TASK GOAL: Report the total number of lines that include the string "this", without any other text.

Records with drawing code
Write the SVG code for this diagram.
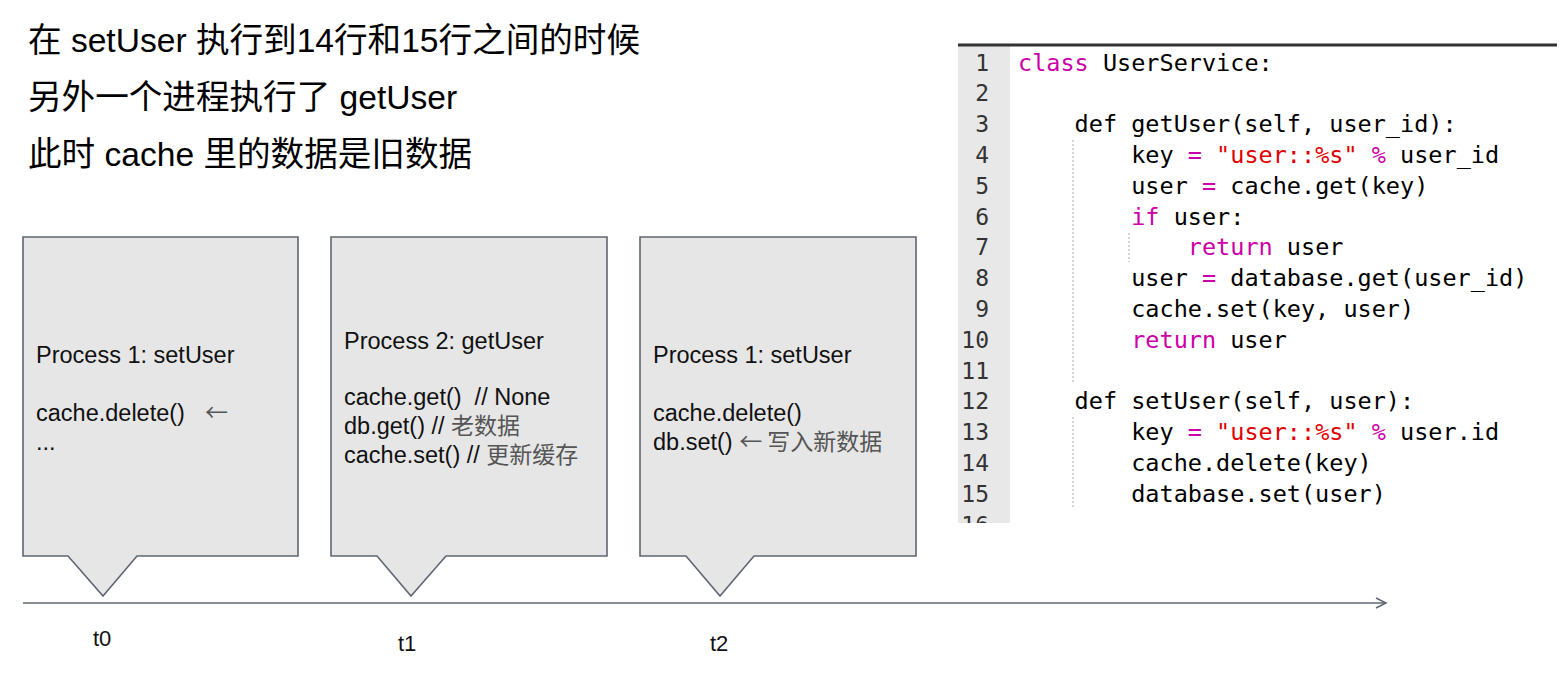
<svg xmlns="http://www.w3.org/2000/svg" width="1564" height="673" viewBox="0 0 1564 673">
<style>
  .title { font-family: "Liberation Sans", "Noto Sans CJK SC", sans-serif; font-size: 33.6px; fill: #000; }
  .box { fill: #e6e6e6; stroke: #5f6672; stroke-width: 1.6; }
  .bt { font-family: "Liberation Sans", "Noto Sans CJK SC", sans-serif; font-size: 23.5px; fill: #111; white-space: pre; }
  .cn { font-family: "Noto Sans CJK SC", sans-serif; font-size: 23px; fill: #555; }
  .tl { font-family: "Liberation Sans", sans-serif; font-size: 22px; fill: #111; }
  .code { font-family: "DejaVu Sans Mono", "Liberation Mono", monospace; font-size: 23.5px; fill: #000; white-space: pre; }
  .ln { font-family: "DejaVu Sans Mono", "Liberation Mono", monospace; font-size: 23px; fill: #333; text-anchor: end; }
  .kw { fill: #cc00a8; }
  .st { fill: #e00000; }
  .guide { stroke: #bbbbbb; stroke-width: 1.2; stroke-dasharray: 2 2; fill: none; }
</style>
<defs>
  <marker id="arr" markerWidth="14" markerHeight="14" refX="11" refY="6" orient="auto" markerUnits="userSpaceOnUse">
    <path d="M1,1 L11,6 L1,11" fill="none" stroke="#5f6672" stroke-width="1.5"/>
  </marker>
  <clipPath id="codeclip"><rect x="950" y="40" width="614" height="483"/></clipPath>
</defs>

<g id="title">
  <text class="title" x="28" y="52">在 setUser 执行到14行和15行之间的时候</text>
  <text class="title" x="28" y="109">另外一个进程执行了 getUser</text>
  <text class="title" x="28" y="166">此时 cache 里的数据是旧数据</text>
</g>

<g id="connectors">
  <line x1="23" y1="603" x2="1386" y2="603" stroke="#5f6672" stroke-width="1.6" marker-end="url(#arr)"/>
</g>

<g id="node-t0">
  <path class="box" d="M23,237 H298 V556 H137 L103,596 L68,556 H23 Z"/>
  <text class="bt" x="36" y="363">Process 1: setUser</text>
  <text class="bt" x="36" y="421">cache.delete()</text>
  <text class="cn" x="205" y="421">←</text>
  <text class="bt" x="36" y="450">...</text>
  <text class="tl" x="93" y="646">t0</text>
</g>

<g id="node-t1">
  <path class="box" d="M331,237 H607 V556 H446 L411,596 L377,556 H331 Z"/>
  <text class="bt" x="344" y="349">Process 2: getUser</text>
  <text class="bt" x="344" y="405">cache.get()  // None</text>
  <text class="bt" x="344" y="434">db.get() // <tspan class="cn">老数据</tspan></text>
  <text class="bt" x="344" y="463">cache.set() // <tspan class="cn">更新缓存</tspan></text>
  <text class="tl" x="398" y="651">t1</text>
</g>

<g id="node-t2">
  <path class="box" d="M640,237 H916 V556 H754 L720,596 L686,556 H640 Z"/>
  <text class="bt" x="653" y="363">Process 1: setUser</text>
  <text class="bt" x="653" y="421">cache.delete()</text>
  <text class="bt" x="653" y="450">db.set() <tspan class="cn">← 写入新数据</tspan></text>
  <text class="tl" x="710" y="651">t2</text>
</g>

<g id="code-panel" clip-path="url(#codeclip)">
  <rect x="958" y="46" width="52" height="477" fill="#e8e8e8"/>
  <line x1="958" y1="45" x2="1557" y2="45" stroke="#333" stroke-width="3"/>
  <g id="line-numbers">
    <text class="ln" x="989" y="70.5">1</text>
    <text class="ln" x="989" y="101.3">2</text>
    <text class="ln" x="989" y="132.1">3</text>
    <text class="ln" x="989" y="162.9">4</text>
    <text class="ln" x="989" y="193.7">5</text>
    <text class="ln" x="989" y="224.5">6</text>
    <text class="ln" x="989" y="255.3">7</text>
    <text class="ln" x="989" y="286.1">8</text>
    <text class="ln" x="989" y="316.9">9</text>
    <text class="ln" x="989" y="347.7">10</text>
    <text class="ln" x="989" y="378.5">11</text>
    <text class="ln" x="989" y="409.3">12</text>
    <text class="ln" x="989" y="440.1">13</text>
    <text class="ln" x="989" y="470.9">14</text>
    <text class="ln" x="989" y="501.7">15</text>
    <text class="ln" x="989" y="532.5">16</text>
  </g>
  <path class="guide" d="M1073,140 V384 M1129,233 V262 M1073,417 V508"/>
  <g id="code">
    <text class="code" x="1018" y="70.5"><tspan class="kw">class</tspan> UserService:</text>
    <text class="code" x="1074.6" y="132.1">def getUser(self, user_id):</text>
    <text class="code" x="1131.2" y="162.9">key <tspan class="kw">=</tspan> <tspan class="st">"user::%s"</tspan> <tspan class="kw">%</tspan> user_id</text>
    <text class="code" x="1131.2" y="193.7">user <tspan class="kw">=</tspan> cache.get(key)</text>
    <text class="code" x="1131.2" y="224.5"><tspan class="kw">if</tspan> user:</text>
    <text class="code" x="1187.8" y="255.3"><tspan class="kw">return</tspan> user</text>
    <text class="code" x="1131.2" y="286.1">user <tspan class="kw">=</tspan> database.get(user_id)</text>
    <text class="code" x="1131.2" y="316.9">cache.set(key, user)</text>
    <text class="code" x="1131.2" y="347.7"><tspan class="kw">return</tspan> user</text>
    <text class="code" x="1074.6" y="409.3">def setUser(self, user):</text>
    <text class="code" x="1131.2" y="440.1">key <tspan class="kw">=</tspan> <tspan class="st">"user::%s"</tspan> <tspan class="kw">%</tspan> user.id</text>
    <text class="code" x="1131.2" y="470.9">cache.delete(key)</text>
    <text class="code" x="1131.2" y="501.7">database.set(user)</text>
  </g>
</g>
</svg>
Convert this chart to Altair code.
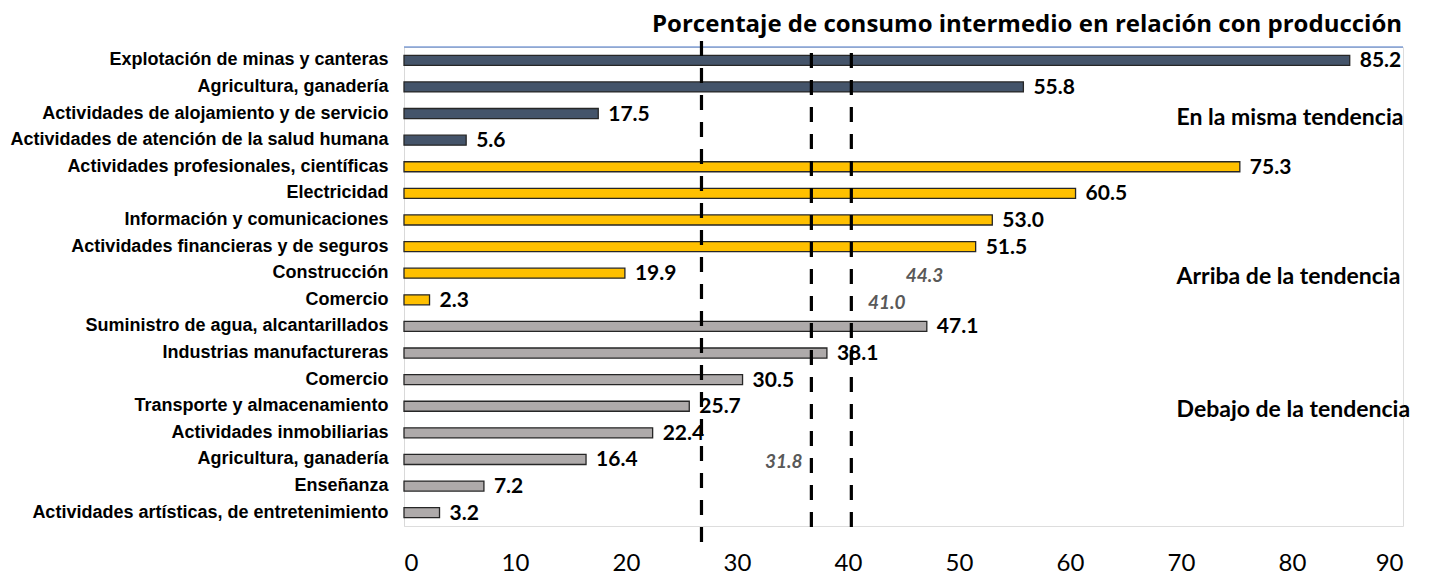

THE ANSWER: 2